Let's not forget that that the EU is unique in that a number of countries yearn to join, such as Albania, Bosnia-Herzegovina, even Georgia. Who wants to become a new member of the U.S.? Puerto Rico has been on the fence for decades; Hawaii needed to be forced to join. No country wishes to become a new member of the Commonwealth, and as we know, there are wars being fought by those who want to escape the Russian Empire's sphere -- the idea of a country hoping for entry, as Outer Mongolia did in the 1950s, sounds absurd nowadays.
'The problem, in my view, is that the EU has terrible marketing. The people who benefit from EU funding typically don’t realise that it is the EU that pays them.'
Marketing? How often has this been repeated for decades now...
How popular is the EU in the western parts?
The EU has evolved in a rule setting mommy, telling you how to think about basically every political, economical, social and cultural position on the table. From the green 'transition' (where is it?) to immigration, from gender to foreign policy (Kallas...), from trade to 'democracy promotion' (we only like 'our side,' meaning Brussel's side, and to hell with local preferences). Big Sister believes that not only the science but also debate has been settled. Actually, it seems Big Sister doesn't like debate that much to begin with, no wnder eU freedom of speech is much less forcefully enshrined en less broader defined than that of our Big Daddy, the US).

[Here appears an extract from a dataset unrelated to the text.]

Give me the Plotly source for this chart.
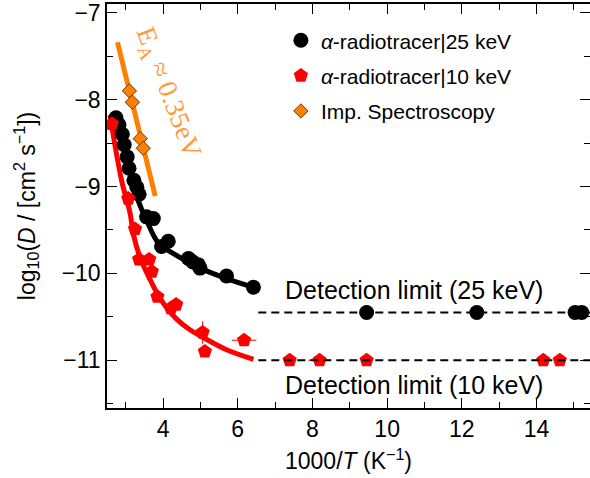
import plotly.graph_objects as go

# ---- data ----
# alpha-radiotracer | 25 keV
b25_x = [2.74, 2.82, 2.91, 2.96, 3.04, 3.09, 3.22, 3.30, 3.36, 3.56, 3.74, 3.96, 4.14,
         4.68, 4.80, 4.94, 4.99, 5.70, 6.42, 9.45, 12.40, 15.03, 15.21]
b25_y = [-8.21, -8.29, -8.40, -8.52, -8.66, -8.79, -8.93, -9.01, -9.09, -9.35, -9.37, -9.69, -9.63,
         -9.83, -9.87, -9.90, -9.94, -10.03, -10.16, -10.45, -10.45, -10.45, -10.45]

# alpha-radiotracer | 10 keV
r10_x = [2.63, 3.07, 3.25, 3.36, 3.63, 3.70, 3.85, 4.21, 4.35, 5.06, 5.12, 6.17,
         7.39, 8.19, 9.45, 14.18, 14.62]
r10_y = [-8.28, -9.14, -9.49, -9.84, -9.84, -9.98, -10.27, -10.40, -10.36, -10.68, -10.90, -10.77,
         -11.0, -11.0, -11.0, -11.0, -11.0]
r10_ey = [0, 0, 0, 0.07, 0, 0.05, 0, 0, 0, 0.13, 0, 0.04, 0, 0, 0, 0, 0]
r10_ex = [0, 0, 0, 0, 0, 0, 0, 0, 0, 0, 0, 0.33, 0, 0.3, 0, 0, 0]

# impedance spectroscopy
imp_x = [3.10, 3.18, 3.39, 3.47]
imp_y = [-7.90, -8.03, -8.45, -8.56]

# fitted curves
fit25_x = [2.69, 2.85, 3.04, 3.20, 3.30, 3.56, 3.87, 4.19, 4.63, 4.99, 5.70, 6.42]
fit25_y = [-8.14, -8.41, -8.70, -8.93, -9.12, -9.39, -9.65, -9.75, -9.86, -9.94, -10.06, -10.16]
fit10_x = [2.58, 2.89, 3.12, 3.20, 3.38, 3.65, 3.87, 4.10, 4.37, 4.72, 5.08, 5.70, 6.42]
fit10_y = [-8.18, -8.93, -9.31, -9.54, -9.81, -10.07, -10.25, -10.40, -10.53, -10.65, -10.74, -10.88, -10.99]
fitimp_x = [2.78, 3.79]
fitimp_y = [-7.34, -9.11]

# detection limits
lim_x = [6.55, 15.43]
lim25 = -10.45
lim10 = -11.0

FONT = "Liberation Sans"
fig = go.Figure()

fig.add_trace(go.Scatter(x=fitimp_x, y=fitimp_y, mode="lines",
                         line=dict(color="#ff7f00", width=5), showlegend=False))
fig.add_trace(go.Scatter(x=fit10_x, y=fit10_y, mode="lines", line_shape="spline",
                         line=dict(color="#ff0000", width=5), showlegend=False))
fig.add_trace(go.Scatter(x=fit25_x, y=fit25_y, mode="lines", line_shape="spline",
                         line=dict(color="#000000", width=5), showlegend=False))

fig.add_trace(go.Scatter(x=b25_x, y=b25_y, mode="markers", name="<i>α</i>-radiotracer|25 keV",
                         legendgroup="a", legendrank=1,
                         marker=dict(symbol="circle", size=15, color="black")))
fig.add_trace(go.Scatter(x=r10_x, y=r10_y, mode="markers", name="<i>α</i>-radiotracer|10 keV",
                         legendgroup="b", legendrank=2,
                         marker=dict(symbol="pentagon", size=15, color="#ff0000"),
                         error_y=dict(type="data", array=r10_ey, color="#ff0000", thickness=1, width=0),
                         error_x=dict(type="data", array=r10_ex, color="#ff0000", thickness=1, width=0)))
fig.add_trace(go.Scatter(x=imp_x, y=imp_y, mode="markers", name="Imp. Spectroscopy",
                         legendgroup="c", legendrank=3,
                         marker=dict(symbol="diamond", size=11, color="#ff8000",
                                     line=dict(color="#6b3a10", width=1))))

fig.add_trace(go.Scatter(x=lim_x, y=[lim25, lim25], mode="lines",
                         line=dict(color="black", width=2, dash="8px,5px"), showlegend=False))
fig.add_trace(go.Scatter(x=lim_x, y=[lim10, lim10], mode="lines",
                         line=dict(color="black", width=2, dash="8px,5px"), showlegend=False))

fig.add_annotation(x=10.72, y=-10.19, text="Detection limit (25 keV)", showarrow=False,
                   font=dict(family=FONT, size=25, color="black"))
fig.add_annotation(x=10.72, y=-11.29, text="Detection limit (10 keV)", showarrow=False,
                   font=dict(family=FONT, size=25, color="black"))
fig.add_annotation(x=4.11, y=-7.93, text="E<sub>A</sub> ≈ 0.35eV", showarrow=False, textangle=69,
                   font=dict(family="Liberation Serif", size=27, color="#ff9a3c"))

axis_common = dict(showline=True, linecolor="black", linewidth=1.5, mirror="ticks",
                   ticks="inside", ticklen=10, tickwidth=1.2, tickcolor="black",
                   showgrid=False, zeroline=False, automargin=False,
                   ticklabeloverflow="allow",
                   tickfont=dict(family=FONT, size=23, color="black"))

fig.update_xaxes(range=[2.5, 15.43], dtick=2, tick0=0,
                 minor=dict(dtick=1, ticks="inside", ticklen=6, tickcolor="black"),
                 title=dict(text="1000/<i>T</i> (K<sup>−1</sup>)", standoff=12,
                            font=dict(family=FONT, size=23, color="black")),
                 **axis_common)
fig.update_yaxes(range=[-11.55, -6.9], dtick=1, tick0=0,
                 minor=dict(dtick=0.5, ticks="inside", ticklen=6, tickcolor="black"),
                 title=dict(text="log<sub>10</sub>(<i>D</i> / [cm<sup>2</sup> s<sup>−1</sup>])", standoff=20,
                            font=dict(family=FONT, size=23, color="black")),
                 **axis_common)

fig.update_layout(width=590, height=478, margin=dict(l=107, r=0, t=4, b=70),
                  plot_bgcolor="white", paper_bgcolor="white",
                  font=dict(family=FONT, color="black"),
                  legend=dict(x=0.36, y=0.96, xanchor="left", yanchor="top",
                              bgcolor="rgba(0,0,0,0)", font=dict(family=FONT, size=21),
                              itemwidth=30, tracegroupgap=5))

# remove the browser's default page margin so the 590x478 figure fills the window exactly
fig.write_html("out.html", config={"displayModeBar": False},
               post_script="document.body.style.margin='0px';")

She mingles in member's elections if she dislikes (the possible) outcome while being 'controlled' by a bad joke, pardon, a weak parliament, steered by an unelected Commission of parachuted ambitious midwits (Frans Timmermans paid B of euros to EU ngo's who accorded his green policies...) and no notes are taken at the Council of the European Union where the real decisions are made.
For we don't have to know.
The passivity of the EU during the run-up to Brexit was sorely lacking indeed. "Hey, what about the Erasmus educational program? How about the ESA? How about all those agricultural transfers? How about turning Spain onto a de facto British Florida? How about your kids having the opportunity to live and work across Europe?" would've doubtless resonated with swing voters. Groucho Marx once said "I refuse to join any club that would have me as a member" ; and now Britain's like a second-string rock band playing shopping malls instead of 10,000-seat arenas ... don't wish too hard for what you want or you just might get it. If Britain had stayed in as a productive partner instead of sending feckless hecklers to the EU Parliament, things might well have been different.
this is very important.
One of the main points of the EU in my mind is to replace local, pig-headed, anti-growth, lobby-directed subventions with supra-national, compromise-based, lobby-influenced but evidence-based subventions.
It started with projects like Airbus, which market fetishists e.g. at the Economist insisted at the time would never fly, so to speak. A government-created British-German-French competitor to Boeing? I'll never get over the fact that the prototype of the rustic backroom-deal pol, FJ Strauss, was the initiator of that one.
Let's not forget that that the EU is unique in that a number of countries yearn to join, such as Albania, Bosnia-Herzegovina, even Georgia. Who wants to become a new member of the U.S.? Puerto Rico has been on the fence for decades; Hawaii needed to be forced to join. No country wishes to become a new member of the Commonwealth, and as we know, there are wars being fought by those who want to escape the Russian Empire's sphere -- the idea of a country hoping for entry, as Outer Mongolia did in the 1950s, sounds absurd nowadays.